大人世代の肩の痛みは「五十肩」と思いがち。しかし、それは50歳以上の4人に1人が発症するという「肩の腱板断裂」かもしれません。今回はこの症状と予防策について、医学博士の森原徹さんにお話を伺いました。
この記事は月刊誌『毎日が発見』2023年10月号に掲載の情報です。
主な症状
・腕は上がるが、上げ下げの途中が痛い
・ 夜間、眠れないほど痛い
・ 肩の可動域が狭く、腕が上がりにくい
・ 腕を上げ下げする際、「ゴリゴリ」などとこすれるような音がする
腱板断裂はここで起こる
腱板断裂とは
加齢や使い過ぎなどで腱板が弱ったり、けがなどが原因で腱板が切れる。構造上、腕の骨の上部分につく、「棘上筋」が最も断裂を起こしやすい。利き手に多い。
腱板とは
上腕骨と肩甲骨の間には4つのインナーマッスル(深いところにある筋肉)があり、骨につくところで硬い腱に変わる。その腱が集まって板状に広がっているため、「腱板」と呼ばれている。
肩にはインナーマッスル(深いところにある筋肉)があり、肩関節を安定させ、動かすための役割を担っています。
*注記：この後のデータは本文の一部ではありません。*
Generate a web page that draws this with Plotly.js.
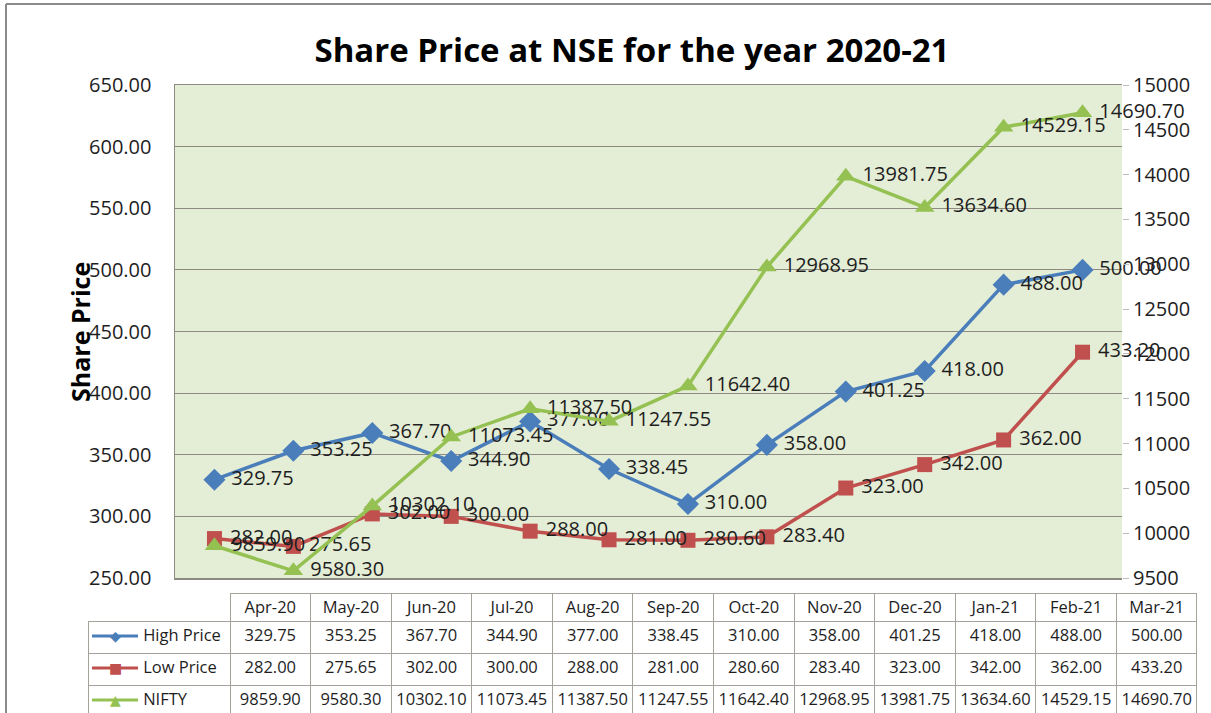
<!DOCTYPE html>
<html>
<head>
<meta charset="utf-8">
<script src="https://cdn.plot.ly/plotly-3.0.1.min.js"></script>
<style>
html, body { margin:0; padding:0; overflow:hidden; background:#ffffff; }
#chart { width:1211px; height:720px; }
</style>
</head>
<body>
<div id="chart"></div>
<script>
// ---- data ----
const months = ["Apr-20","May-20","Jun-20","Jul-20","Aug-20","Sep-20","Oct-20","Nov-20","Dec-20","Jan-21","Feb-21","Mar-21"];
const highPrice = [329.75,353.25,367.70,344.90,377.00,338.45,310.00,358.00,401.25,418.00,488.00,500.00];
const lowPrice  = [282.00,275.65,302.00,300.00,288.00,281.00,280.60,283.40,323.00,342.00,362.00,433.20];
const nifty     = [9859.90,9580.30,10302.10,11073.45,11387.50,11247.55,11642.40,12968.95,13981.75,13634.60,14529.15,14690.70];
const seriesNames = ["High Price","Low Price","NIFTY"];
const legendGlyphs = ["◆","■","▲"];
const chartTitle = "Share Price at NSE for the year 2020-21";
const yTitle = "Share Price";

// ---- style ----
const W = 1211, H = 720;
const FONT = "Open Sans, Noto Sans, sans-serif";
const cBlue = "#4a7ebb", cRed = "#c0504d", cGreen = "#94c152";
const seriesColors = [cBlue, cRed, cGreen];
const txt = "#1e1e1e";
const grid = "#8e8a82";
const NB = "\u00a0";

const fmt2 = v => v.toFixed(2);
const lbl = v => NB + fmt2(v);

const common = {
  mode: "lines+markers+text",
  textposition: "middle right",
  cliponaxis: false,
  textfont: {family: FONT, size: 20, color: txt},
  hoverinfo: "skip"
};

const tHigh = Object.assign({}, common, {
  x: months, y: highPrice, name: seriesNames[0], xaxis: "x", yaxis: "y",
  text: highPrice.map(lbl),
  line: {color: cBlue, width: 3.5},
  marker: {symbol: "diamond", size: 17, color: cBlue}
});
const tLow = Object.assign({}, common, {
  x: months, y: lowPrice, name: seriesNames[1], xaxis: "x", yaxis: "y",
  text: lowPrice.map(lbl),
  line: {color: cRed, width: 3.5},
  marker: {symbol: "square", size: 15, color: cRed}
});
const tNifty = Object.assign({}, common, {
  x: months, y: nifty, name: seriesNames[2], xaxis: "x", yaxis: "y2",
  text: nifty.map(lbl),
  line: {color: cGreen, width: 3.5},
  marker: {symbol: "triangle-up", size: 17, color: cGreen}
});

// ---- data table beneath chart ----
const TBL_TOP = 593, HDR_H = 28, ROW_H = 32, TBL_L = 88, TBL_R = 1197, KEY_W = 142;
const KEY_X0 = 92, KEY_X1 = 138;
const tableCols = [seriesNames.map(n => NB.repeat(11) + n.replace(/ /g, NB))];
for (let i = 0; i < months.length; i++) {
  tableCols.push([fmt2(highPrice[i]), fmt2(lowPrice[i]), fmt2(nifty[i])]);
}
const tableLine = "#a5a29b";
const tTable = {
  type: "table",
  domain: {x: [TBL_L/W, TBL_R/W], y: [0, (H-TBL_TOP)/H]},
  columnwidth: [KEY_W].concat(months.map(() => (TBL_R-TBL_L-KEY_W)/months.length)),
  header: {
    values: [""].concat(months),
    align: "center",
    height: HDR_H,
    fill: {color: "#ffffff"},
    line: {color: ["rgba(255,255,255,0)"].concat(months.map(() => tableLine)), width: 1},
    font: {family: FONT, size: 16.5, color: txt}
  },
  cells: {
    values: tableCols,
    align: ["left"].concat(months.map(() => "center")),
    height: ROW_H,
    fill: {color: "#ffffff"},
    line: {color: tableLine, width: 1},
    font: {family: FONT, size: 16.5, color: txt}
  }
};

// legend keys drawn inside the first table column
const rowMid = i => (H - (TBL_TOP + HDR_H + ROW_H*i + ROW_H/2 - 1))/H;
const keyLines = seriesNames.map((n, i) => ({
  type: "line", xref: "paper", yref: "paper",
  x0: KEY_X0/W, x1: KEY_X1/W, y0: rowMid(i), y1: rowMid(i),
  line: {color: seriesColors[i], width: 3}
}));
const keyGlyphs = seriesNames.map((n, i) => ({
  text: legendGlyphs[i],
  xref: "paper", yref: "paper",
  x: (KEY_X0 + KEY_X1)/2/W, y: rowMid(i),
  xanchor: "center", yanchor: "middle", showarrow: false,
  font: {family: "DejaVu Sans", size: 14, color: seriesColors[i]}
}));

const layout = {
  width: W, height: H,
  margin: {l: 0, r: 0, t: 0, b: 0},
  paper_bgcolor: "#ffffff",
  plot_bgcolor: "#e4edd6",
  showlegend: false,
  title: {
    text: "<b>" + chartTitle + "</b>",
    font: {family: FONT, size: 33, color: "#000000"},
    x: 632/W, xanchor: "center", xref: "paper",
    y: 1 - 50/H, yanchor: "middle", yref: "container"
  },
  xaxis: {
    domain: [175/W, 1122/W],
    type: "category",
    range: [-0.5, months.length - 0.5],
    showticklabels: false,
    ticks: "",
    showgrid: false,
    showline: true, linecolor: grid, linewidth: 1.5, mirror: true,
    zeroline: false, fixedrange: true
  },
  yaxis: {
    domain: [(H-578)/H, (H-85)/H],
    range: [250, 650],
    dtick: 50,
    tickformat: ".2f",
    tickfont: {family: FONT, size: 20, color: txt},
    ticks: "", ticklabelstandoff: 18,
    showgrid: true, gridcolor: grid, gridwidth: 1.2,
    showline: true, linecolor: grid, linewidth: 1.5,
    zeroline: false, fixedrange: true
  },
  yaxis2: {
    overlaying: "y", side: "right", anchor: "x",
    range: [9500, 15000],
    dtick: 500,
    tickformat: "d",
    tickfont: {family: FONT, size: 20, color: txt},
    ticks: "outside", ticklen: 6, tickcolor: "#bdbdbd",
    showgrid: false, showline: false, zeroline: false, fixedrange: true
  },
  annotations: [{
    text: "<b>" + yTitle + "</b>",
    xref: "paper", yref: "paper",
    x: 80/W, y: (H-332)/H,
    xanchor: "center", yanchor: "middle",
    textangle: -90, showarrow: false,
    font: {family: FONT, size: 25, color: "#000000"}
  }].concat(keyGlyphs),
  shapes: [
    {type: "line", xref: "paper", yref: "paper", x0: 6/W, x1: 1, y0: (H-4)/H, y1: (H-4)/H, line: {color: "#8a8a8a", width: 2}},
    {type: "line", xref: "paper", yref: "paper", x0: 6/W, x1: 6/W, y0: 0, y1: (H-4)/H, line: {color: "#8a8a8a", width: 2}}
  ].concat(keyLines)
};

Plotly.newPlot("chart", [tHigh, tLow, tNifty, tTable], layout, {displayModeBar: false, staticPlot: true});
</script>
</body>
</html>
この筋肉が骨につくところで固い腱に変わり、「腱板」を構成しています。
「腱板断裂」とは、加齢や使い過ぎ、骨とのこすれなどが原因で弱った腱板が、切れてしまった状態をいいます。
腕を上げるときに力が入らなくなるので、着替えや家事といった日常生活や、スポーツなどに支障を来します。
一方、症状の出ない人もいます。
五十肩と似た症状なので、自然に治ると思って放置する人も少なくありませんが、一度切れた腱板は元には戻りません。
放置すると悪化しやすいので、早期の診断と適切な治療が大切です。
診断はエコーやMRI検査によって行われます。
X線検査では腱板は写りません。
X線検査のみ行い、正しく診断できていないケースもあるので、患者側から医師への働きかけも大切です。
治療では、薬物療法と運動療法が行われます。
服薬、貼り薬、注射で痛みを抑え、1~2週間安静にします。
その後、理学・作業療法士らの指導の下、残存している腱板の機能を高める運動療法を繰り返し、肩の動きを回復させます。
運動療法を3カ月間ほど続けても痛みが消えず、可動域も広がらない場合は手術を検討します。
多くは、内視鏡を使った手術で、肩に小さな穴を数カ所開けて、断裂した腱板と上腕骨を糸で縫合する、体に負担の少ないものです。
骨には糸のついたねじの「アンカー」を埋め込みます。
手術後は肩を一定期間固定した後、運動療法を行います。
日常生活への復帰の目安は3~5カ月程度です。
予防のためには、重い物を持つときは脇を締めて、重さをひじに分散させるなど、日頃から肩に過剰な負担をかけないことも大切です。